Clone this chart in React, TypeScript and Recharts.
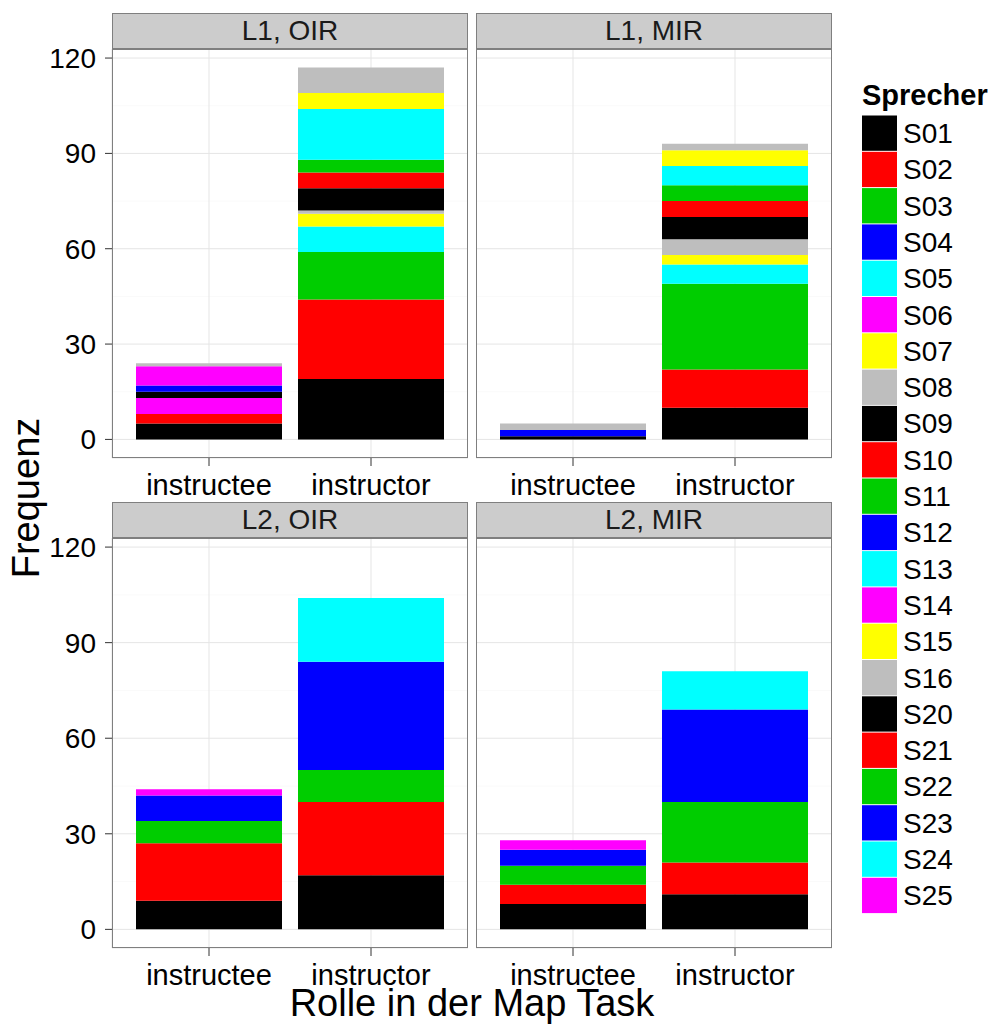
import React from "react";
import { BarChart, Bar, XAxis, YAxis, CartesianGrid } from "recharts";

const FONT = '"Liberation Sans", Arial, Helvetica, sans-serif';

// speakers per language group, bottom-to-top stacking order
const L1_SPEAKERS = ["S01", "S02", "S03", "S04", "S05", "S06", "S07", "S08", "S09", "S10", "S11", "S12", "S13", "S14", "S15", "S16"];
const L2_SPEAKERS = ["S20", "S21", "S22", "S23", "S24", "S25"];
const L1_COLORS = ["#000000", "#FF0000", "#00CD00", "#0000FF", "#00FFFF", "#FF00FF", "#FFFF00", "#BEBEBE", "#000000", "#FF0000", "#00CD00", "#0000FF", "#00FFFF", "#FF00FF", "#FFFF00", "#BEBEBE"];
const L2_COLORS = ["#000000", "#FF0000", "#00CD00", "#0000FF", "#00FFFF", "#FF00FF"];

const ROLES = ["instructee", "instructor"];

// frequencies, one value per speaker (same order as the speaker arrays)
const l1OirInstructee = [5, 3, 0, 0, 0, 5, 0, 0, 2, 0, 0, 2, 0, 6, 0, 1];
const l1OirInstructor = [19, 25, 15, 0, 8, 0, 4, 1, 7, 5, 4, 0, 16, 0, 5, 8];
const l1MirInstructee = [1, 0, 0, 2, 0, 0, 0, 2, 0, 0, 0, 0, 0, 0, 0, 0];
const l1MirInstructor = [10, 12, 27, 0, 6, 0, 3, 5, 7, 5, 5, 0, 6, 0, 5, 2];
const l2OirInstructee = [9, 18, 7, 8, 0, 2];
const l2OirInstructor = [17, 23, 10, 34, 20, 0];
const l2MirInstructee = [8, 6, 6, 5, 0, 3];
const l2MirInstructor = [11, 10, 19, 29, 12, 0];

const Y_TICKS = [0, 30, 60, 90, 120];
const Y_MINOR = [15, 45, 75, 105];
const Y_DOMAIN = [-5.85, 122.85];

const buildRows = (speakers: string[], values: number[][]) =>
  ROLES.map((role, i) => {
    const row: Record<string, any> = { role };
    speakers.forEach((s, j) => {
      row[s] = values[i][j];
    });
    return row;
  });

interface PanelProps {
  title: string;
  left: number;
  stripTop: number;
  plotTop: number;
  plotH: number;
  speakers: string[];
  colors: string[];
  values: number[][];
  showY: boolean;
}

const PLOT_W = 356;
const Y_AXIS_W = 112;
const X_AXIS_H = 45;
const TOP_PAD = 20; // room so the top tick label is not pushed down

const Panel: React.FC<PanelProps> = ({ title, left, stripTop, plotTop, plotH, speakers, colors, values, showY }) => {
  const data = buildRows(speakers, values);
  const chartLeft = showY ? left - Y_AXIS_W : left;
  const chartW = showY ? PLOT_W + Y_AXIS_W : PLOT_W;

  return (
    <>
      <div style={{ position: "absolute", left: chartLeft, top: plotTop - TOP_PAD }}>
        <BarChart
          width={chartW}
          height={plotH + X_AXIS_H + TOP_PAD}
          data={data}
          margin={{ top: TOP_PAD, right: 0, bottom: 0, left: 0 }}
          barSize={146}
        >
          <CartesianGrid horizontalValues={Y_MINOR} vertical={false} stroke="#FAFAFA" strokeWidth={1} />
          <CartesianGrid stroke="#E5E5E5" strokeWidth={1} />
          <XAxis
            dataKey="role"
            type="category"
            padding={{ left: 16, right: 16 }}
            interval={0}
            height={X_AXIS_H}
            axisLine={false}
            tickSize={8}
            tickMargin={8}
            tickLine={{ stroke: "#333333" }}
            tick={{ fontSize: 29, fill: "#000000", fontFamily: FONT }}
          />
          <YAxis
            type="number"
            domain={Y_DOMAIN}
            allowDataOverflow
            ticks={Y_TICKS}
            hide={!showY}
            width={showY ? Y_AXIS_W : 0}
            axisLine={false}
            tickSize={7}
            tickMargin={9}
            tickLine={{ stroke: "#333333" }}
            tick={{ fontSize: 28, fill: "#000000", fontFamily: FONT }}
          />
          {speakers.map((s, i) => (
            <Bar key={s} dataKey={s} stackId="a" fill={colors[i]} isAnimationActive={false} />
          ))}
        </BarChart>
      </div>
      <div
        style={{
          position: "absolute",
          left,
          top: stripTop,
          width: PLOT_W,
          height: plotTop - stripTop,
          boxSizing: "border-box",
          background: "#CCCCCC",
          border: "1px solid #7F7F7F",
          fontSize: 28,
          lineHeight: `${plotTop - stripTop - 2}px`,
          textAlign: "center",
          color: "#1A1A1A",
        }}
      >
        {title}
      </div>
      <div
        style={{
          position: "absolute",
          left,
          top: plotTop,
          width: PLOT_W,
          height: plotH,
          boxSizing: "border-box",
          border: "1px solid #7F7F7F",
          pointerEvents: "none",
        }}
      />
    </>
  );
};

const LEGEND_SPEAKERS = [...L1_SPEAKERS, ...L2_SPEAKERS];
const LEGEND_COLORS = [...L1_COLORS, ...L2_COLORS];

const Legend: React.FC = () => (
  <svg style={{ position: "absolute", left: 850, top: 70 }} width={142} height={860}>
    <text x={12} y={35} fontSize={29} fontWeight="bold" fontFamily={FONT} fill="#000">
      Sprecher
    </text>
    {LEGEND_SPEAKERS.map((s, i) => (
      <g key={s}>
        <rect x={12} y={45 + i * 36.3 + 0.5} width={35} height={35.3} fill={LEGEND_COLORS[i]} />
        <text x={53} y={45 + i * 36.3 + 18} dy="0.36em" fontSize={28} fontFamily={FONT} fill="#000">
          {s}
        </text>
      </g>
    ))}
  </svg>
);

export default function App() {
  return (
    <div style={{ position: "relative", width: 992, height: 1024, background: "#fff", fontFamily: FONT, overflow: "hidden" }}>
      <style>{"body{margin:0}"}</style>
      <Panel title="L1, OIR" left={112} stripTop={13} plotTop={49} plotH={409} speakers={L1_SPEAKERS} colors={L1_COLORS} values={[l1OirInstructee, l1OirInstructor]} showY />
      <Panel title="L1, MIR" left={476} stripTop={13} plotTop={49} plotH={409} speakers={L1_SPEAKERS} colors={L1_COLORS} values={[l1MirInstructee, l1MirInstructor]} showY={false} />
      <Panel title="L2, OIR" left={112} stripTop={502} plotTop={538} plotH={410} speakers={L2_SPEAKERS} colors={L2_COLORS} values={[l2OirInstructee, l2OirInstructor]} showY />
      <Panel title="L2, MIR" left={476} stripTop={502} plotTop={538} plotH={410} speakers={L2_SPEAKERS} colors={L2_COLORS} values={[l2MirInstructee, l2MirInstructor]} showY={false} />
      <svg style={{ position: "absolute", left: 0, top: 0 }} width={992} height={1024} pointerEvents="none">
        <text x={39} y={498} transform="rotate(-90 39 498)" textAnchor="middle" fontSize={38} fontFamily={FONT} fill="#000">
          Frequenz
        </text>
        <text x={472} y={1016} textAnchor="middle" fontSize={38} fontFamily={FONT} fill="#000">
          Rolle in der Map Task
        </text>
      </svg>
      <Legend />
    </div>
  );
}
──────────
▶ Objective: Copy the material above in full and exactly, skipping pictures.

▶ Solution:
Clone this chart in React, TypeScript and Recharts.
import React from "react";
import { BarChart, Bar, XAxis, YAxis, CartesianGrid } from "recharts";

const FONT = '"Liberation Sans", Arial, Helvetica, sans-serif';

// speakers per language group, bottom-to-top stacking order
const L1_SPEAKERS = ["S01", "S02", "S03", "S04", "S05", "S06", "S07", "S08", "S09", "S10", "S11", "S12", "S13", "S14", "S15", "S16"];
const L2_SPEAKERS = ["S20", "S21", "S22", "S23", "S24", "S25"];
const L1_COLORS = ["#000000", "#FF0000", "#00CD00", "#0000FF", "#00FFFF", "#FF00FF", "#FFFF00", "#BEBEBE", "#000000", "#FF0000", "#00CD00", "#0000FF", "#00FFFF", "#FF00FF", "#FFFF00", "#BEBEBE"];
const L2_COLORS = ["#000000", "#FF0000", "#00CD00", "#0000FF", "#00FFFF", "#FF00FF"];

const ROLES = ["instructee", "instructor"];

// frequencies, one value per speaker (same order as the speaker arrays)
const l1OirInstructee = [5, 3, 0, 0, 0, 5, 0, 0, 2, 0, 0, 2, 0, 6, 0, 1];
const l1OirInstructor = [19, 25, 15, 0, 8, 0, 4, 1, 7, 5, 4, 0, 16, 0, 5, 8];
const l1MirInstructee = [1, 0, 0, 2, 0, 0, 0, 2, 0, 0, 0, 0, 0, 0, 0, 0];
const l1MirInstructor = [10, 12, 27, 0, 6, 0, 3, 5, 7, 5, 5, 0, 6, 0, 5, 2];
const l2OirInstructee = [9, 18, 7, 8, 0, 2];
const l2OirInstructor = [17, 23, 10, 34, 20, 0];
const l2MirInstructee = [8, 6, 6, 5, 0, 3];
const l2MirInstructor = [11, 10, 19, 29, 12, 0];

const Y_TICKS = [0, 30, 60, 90, 120];
const Y_MINOR = [15, 45, 75, 105];
const Y_DOMAIN = [-5.85, 122.85];

const buildRows = (speakers: string[], values: number[][]) =>
  ROLES.map((role, i) => {
    const row: Record<string, any> = { role };
    speakers.forEach((s, j) => {
      row[s] = values[i][j];
    });
    return row;
  });

interface PanelProps {
  title: string;
  left: number;
  stripTop: number;
  plotTop: number;
  plotH: number;
  speakers: string[];
  colors: string[];
  values: number[][];
  showY: boolean;
}

const PLOT_W = 356;
const Y_AXIS_W = 112;
const X_AXIS_H = 45;
const TOP_PAD = 20; // room so the top tick label is not pushed down

const Panel: React.FC<PanelProps> = ({ title, left, stripTop, plotTop, plotH, speakers, colors, values, showY }) => {
  const data = buildRows(speakers, values);
  const chartLeft = showY ? left - Y_AXIS_W : left;
  const chartW = showY ? PLOT_W + Y_AXIS_W : PLOT_W;

  return (
    <>
      <div style={{ position: "absolute", left: chartLeft, top: plotTop - TOP_PAD }}>
        <BarChart
          width={chartW}
          height={plotH + X_AXIS_H + TOP_PAD}
          data={data}
          margin={{ top: TOP_PAD, right: 0, bottom: 0, left: 0 }}
          barSize={146}
        >
          <CartesianGrid horizontalValues={Y_MINOR} vertical={false} stroke="#FAFAFA" strokeWidth={1} />
          <CartesianGrid stroke="#E5E5E5" strokeWidth={1} />
          <XAxis
            dataKey="role"
            type="category"
            padding={{ left: 16, right: 16 }}
            interval={0}
            height={X_AXIS_H}
            axisLine={false}
            tickSize={8}
            tickMargin={8}
            tickLine={{ stroke: "#333333" }}
            tick={{ fontSize: 29, fill: "#000000", fontFamily: FONT }}
          />
          <YAxis
            type="number"
            domain={Y_DOMAIN}
            allowDataOverflow
            ticks={Y_TICKS}
            hide={!showY}
            width={showY ? Y_AXIS_W : 0}
            axisLine={false}
            tickSize={7}
            tickMargin={9}
            tickLine={{ stroke: "#333333" }}
            tick={{ fontSize: 28, fill: "#000000", fontFamily: FONT }}
          />
          {speakers.map((s, i) => (
            <Bar key={s} dataKey={s} stackId="a" fill={colors[i]} isAnimationActive={false} />
          ))}
        </BarChart>
      </div>
      <div
        style={{
          position: "absolute",
          left,
          top: stripTop,
          width: PLOT_W,
          height: plotTop - stripTop,
          boxSizing: "border-box",
          background: "#CCCCCC",
          border: "1px solid #7F7F7F",
          fontSize: 28,
          lineHeight: `${plotTop - stripTop - 2}px`,
          textAlign: "center",
          color: "#1A1A1A",
        }}
      >
        {title}
      </div>
      <div
        style={{
          position: "absolute",
          left,
          top: plotTop,
          width: PLOT_W,
          height: plotH,
          boxSizing: "border-box",
          border: "1px solid #7F7F7F",
          pointerEvents: "none",
        }}
      />
    </>
  );
};

const LEGEND_SPEAKERS = [...L1_SPEAKERS, ...L2_SPEAKERS];
const LEGEND_COLORS = [...L1_COLORS, ...L2_COLORS];

const Legend: React.FC = () => (
  <svg style={{ position: "absolute", left: 850, top: 70 }} width={142} height={860}>
    <text x={12} y={35} fontSize={29} fontWeight="bold" fontFamily={FONT} fill="#000">
      Sprecher
    </text>
    {LEGEND_SPEAKERS.map((s, i) => (
      <g key={s}>
        <rect x={12} y={45 + i * 36.3 + 0.5} width={35} height={35.3} fill={LEGEND_COLORS[i]} />
        <text x={53} y={45 + i * 36.3 + 18} dy="0.36em" fontSize={28} fontFamily={FONT} fill="#000">
          {s}
        </text>
      </g>
    ))}
  </svg>
);

export default function App() {
  return (
    <div style={{ position: "relative", width: 992, height: 1024, background: "#fff", fontFamily: FONT, overflow: "hidden" }}>
      <style>{"body{margin:0}"}</style>
      <Panel title="L1, OIR" left={112} stripTop={13} plotTop={49} plotH={409} speakers={L1_SPEAKERS} colors={L1_COLORS} values={[l1OirInstructee, l1OirInstructor]} showY />
      <Panel title="L1, MIR" left={476} stripTop={13} plotTop={49} plotH={409} speakers={L1_SPEAKERS} colors={L1_COLORS} values={[l1MirInstructee, l1MirInstructor]} showY={false} />
      <Panel title="L2, OIR" left={112} stripTop={502} plotTop={538} plotH={410} speakers={L2_SPEAKERS} colors={L2_COLORS} values={[l2OirInstructee, l2OirInstructor]} showY />
      <Panel title="L2, MIR" left={476} stripTop={502} plotTop={538} plotH={410} speakers={L2_SPEAKERS} colors={L2_COLORS} values={[l2MirInstructee, l2MirInstructor]} showY={false} />
      <svg style={{ position: "absolute", left: 0, top: 0 }} width={992} height={1024} pointerEvents="none">
        <text x={39} y={498} transform="rotate(-90 39 498)" textAnchor="middle" fontSize={38} fontFamily={FONT} fill="#000">
          Frequenz
        </text>
        <text x={472} y={1016} textAnchor="middle" fontSize={38} fontFamily={FONT} fill="#000">
          Rolle in der Map Task
        </text>
      </svg>
      <Legend />
    </div>
  );
}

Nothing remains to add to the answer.